* start SOURCE EXCERPT *

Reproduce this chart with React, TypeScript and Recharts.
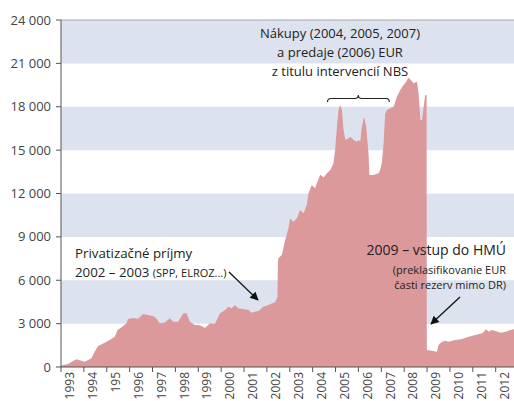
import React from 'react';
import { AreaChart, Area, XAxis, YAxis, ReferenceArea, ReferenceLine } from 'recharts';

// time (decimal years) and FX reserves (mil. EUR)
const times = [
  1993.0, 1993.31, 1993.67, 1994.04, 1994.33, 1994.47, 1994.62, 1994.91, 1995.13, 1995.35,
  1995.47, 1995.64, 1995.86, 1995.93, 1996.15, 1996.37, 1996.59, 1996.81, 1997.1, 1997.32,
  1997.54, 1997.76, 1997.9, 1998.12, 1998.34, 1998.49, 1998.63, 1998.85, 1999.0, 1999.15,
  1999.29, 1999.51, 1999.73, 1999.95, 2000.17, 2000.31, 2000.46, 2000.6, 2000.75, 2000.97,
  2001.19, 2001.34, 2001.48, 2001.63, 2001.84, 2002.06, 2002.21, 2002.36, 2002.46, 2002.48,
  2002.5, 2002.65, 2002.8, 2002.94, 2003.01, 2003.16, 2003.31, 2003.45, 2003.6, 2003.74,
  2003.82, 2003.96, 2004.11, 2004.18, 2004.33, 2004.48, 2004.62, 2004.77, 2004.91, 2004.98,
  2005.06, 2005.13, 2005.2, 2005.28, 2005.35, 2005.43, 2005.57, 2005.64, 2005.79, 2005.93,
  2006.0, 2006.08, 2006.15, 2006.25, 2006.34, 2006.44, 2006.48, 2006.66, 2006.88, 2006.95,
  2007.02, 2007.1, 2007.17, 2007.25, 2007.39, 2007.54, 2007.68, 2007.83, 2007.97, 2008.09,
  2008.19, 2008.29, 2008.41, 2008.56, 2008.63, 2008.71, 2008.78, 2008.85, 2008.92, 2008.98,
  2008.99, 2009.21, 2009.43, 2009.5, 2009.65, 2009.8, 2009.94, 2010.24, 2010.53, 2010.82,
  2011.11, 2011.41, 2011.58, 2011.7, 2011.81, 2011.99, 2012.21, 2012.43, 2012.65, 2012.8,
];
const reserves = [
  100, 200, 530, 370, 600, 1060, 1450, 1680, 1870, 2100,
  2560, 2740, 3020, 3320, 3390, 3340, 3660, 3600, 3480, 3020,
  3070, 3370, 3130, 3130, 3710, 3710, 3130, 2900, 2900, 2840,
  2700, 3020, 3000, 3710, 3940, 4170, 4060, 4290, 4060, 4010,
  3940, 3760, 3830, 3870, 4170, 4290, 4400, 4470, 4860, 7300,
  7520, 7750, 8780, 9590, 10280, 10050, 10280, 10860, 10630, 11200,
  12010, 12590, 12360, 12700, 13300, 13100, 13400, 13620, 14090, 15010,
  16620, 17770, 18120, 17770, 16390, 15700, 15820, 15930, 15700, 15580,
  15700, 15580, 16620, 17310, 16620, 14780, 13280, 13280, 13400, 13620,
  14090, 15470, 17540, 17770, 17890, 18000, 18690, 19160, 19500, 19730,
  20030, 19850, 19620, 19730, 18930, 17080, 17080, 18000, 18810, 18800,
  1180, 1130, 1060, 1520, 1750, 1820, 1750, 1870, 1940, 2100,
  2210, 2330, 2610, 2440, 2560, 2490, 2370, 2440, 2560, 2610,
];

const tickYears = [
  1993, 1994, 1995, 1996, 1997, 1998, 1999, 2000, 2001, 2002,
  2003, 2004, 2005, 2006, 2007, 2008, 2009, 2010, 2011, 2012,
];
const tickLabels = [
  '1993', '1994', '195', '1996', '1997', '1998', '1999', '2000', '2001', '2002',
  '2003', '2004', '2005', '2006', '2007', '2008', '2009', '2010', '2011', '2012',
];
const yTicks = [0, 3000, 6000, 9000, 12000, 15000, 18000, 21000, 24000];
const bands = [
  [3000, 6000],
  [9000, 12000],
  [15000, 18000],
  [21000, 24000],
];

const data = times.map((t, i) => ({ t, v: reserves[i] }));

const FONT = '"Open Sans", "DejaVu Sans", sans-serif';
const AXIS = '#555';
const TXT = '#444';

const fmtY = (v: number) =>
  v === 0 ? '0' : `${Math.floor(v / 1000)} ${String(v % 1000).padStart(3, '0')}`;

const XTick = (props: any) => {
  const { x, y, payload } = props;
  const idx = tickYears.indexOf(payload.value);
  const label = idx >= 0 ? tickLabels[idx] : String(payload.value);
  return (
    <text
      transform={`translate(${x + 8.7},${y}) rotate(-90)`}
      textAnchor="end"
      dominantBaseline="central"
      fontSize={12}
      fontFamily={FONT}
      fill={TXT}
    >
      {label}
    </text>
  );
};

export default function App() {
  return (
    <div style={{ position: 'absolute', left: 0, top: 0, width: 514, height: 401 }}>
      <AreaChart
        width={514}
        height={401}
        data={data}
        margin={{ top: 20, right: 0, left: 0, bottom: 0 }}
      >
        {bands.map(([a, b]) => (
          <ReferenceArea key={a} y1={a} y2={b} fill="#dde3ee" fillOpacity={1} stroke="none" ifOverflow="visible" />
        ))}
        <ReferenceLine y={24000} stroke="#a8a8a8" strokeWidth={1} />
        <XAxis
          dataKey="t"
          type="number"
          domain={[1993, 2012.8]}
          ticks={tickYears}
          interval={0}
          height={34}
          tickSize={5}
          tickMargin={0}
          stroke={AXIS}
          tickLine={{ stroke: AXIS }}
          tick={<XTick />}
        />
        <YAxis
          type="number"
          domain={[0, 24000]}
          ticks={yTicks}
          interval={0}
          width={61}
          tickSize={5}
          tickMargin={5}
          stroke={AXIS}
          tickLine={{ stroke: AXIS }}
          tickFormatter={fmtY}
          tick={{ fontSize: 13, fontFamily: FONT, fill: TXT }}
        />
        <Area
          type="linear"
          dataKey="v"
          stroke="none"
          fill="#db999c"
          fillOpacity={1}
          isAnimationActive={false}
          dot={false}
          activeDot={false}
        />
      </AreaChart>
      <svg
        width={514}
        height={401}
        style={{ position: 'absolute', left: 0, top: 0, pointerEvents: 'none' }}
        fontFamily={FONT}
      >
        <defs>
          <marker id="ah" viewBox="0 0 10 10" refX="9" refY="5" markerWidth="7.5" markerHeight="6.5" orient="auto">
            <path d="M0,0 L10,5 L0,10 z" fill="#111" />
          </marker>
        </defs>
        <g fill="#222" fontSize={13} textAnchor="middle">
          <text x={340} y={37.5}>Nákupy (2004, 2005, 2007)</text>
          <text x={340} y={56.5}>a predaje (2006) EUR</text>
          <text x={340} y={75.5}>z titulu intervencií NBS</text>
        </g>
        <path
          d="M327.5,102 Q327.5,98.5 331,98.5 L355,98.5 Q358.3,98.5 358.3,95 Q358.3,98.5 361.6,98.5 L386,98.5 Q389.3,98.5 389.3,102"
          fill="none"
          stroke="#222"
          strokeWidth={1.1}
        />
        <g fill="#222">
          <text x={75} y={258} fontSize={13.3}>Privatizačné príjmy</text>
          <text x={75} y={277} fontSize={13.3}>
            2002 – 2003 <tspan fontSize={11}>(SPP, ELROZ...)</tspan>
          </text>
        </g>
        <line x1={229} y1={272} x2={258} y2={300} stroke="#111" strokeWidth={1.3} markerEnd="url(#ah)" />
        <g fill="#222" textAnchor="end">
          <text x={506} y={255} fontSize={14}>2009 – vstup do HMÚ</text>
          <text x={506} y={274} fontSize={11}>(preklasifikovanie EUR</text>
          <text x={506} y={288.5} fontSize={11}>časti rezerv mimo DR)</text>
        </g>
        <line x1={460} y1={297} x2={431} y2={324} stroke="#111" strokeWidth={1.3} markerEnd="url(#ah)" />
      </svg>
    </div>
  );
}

* end SOURCE EXCERPT *

PROBLEM STATEMENT. Every line from the top of the material above through the line with "YAxis, ReferenceArea, ReferenceLine" should be duplicated exactly, please; leave out the pictures.

FINAL RESULT.
Reproduce this chart with React, TypeScript and Recharts.
import React from 'react';
import { AreaChart, Area, XAxis, YAxis, ReferenceArea, ReferenceLine } from 'recharts';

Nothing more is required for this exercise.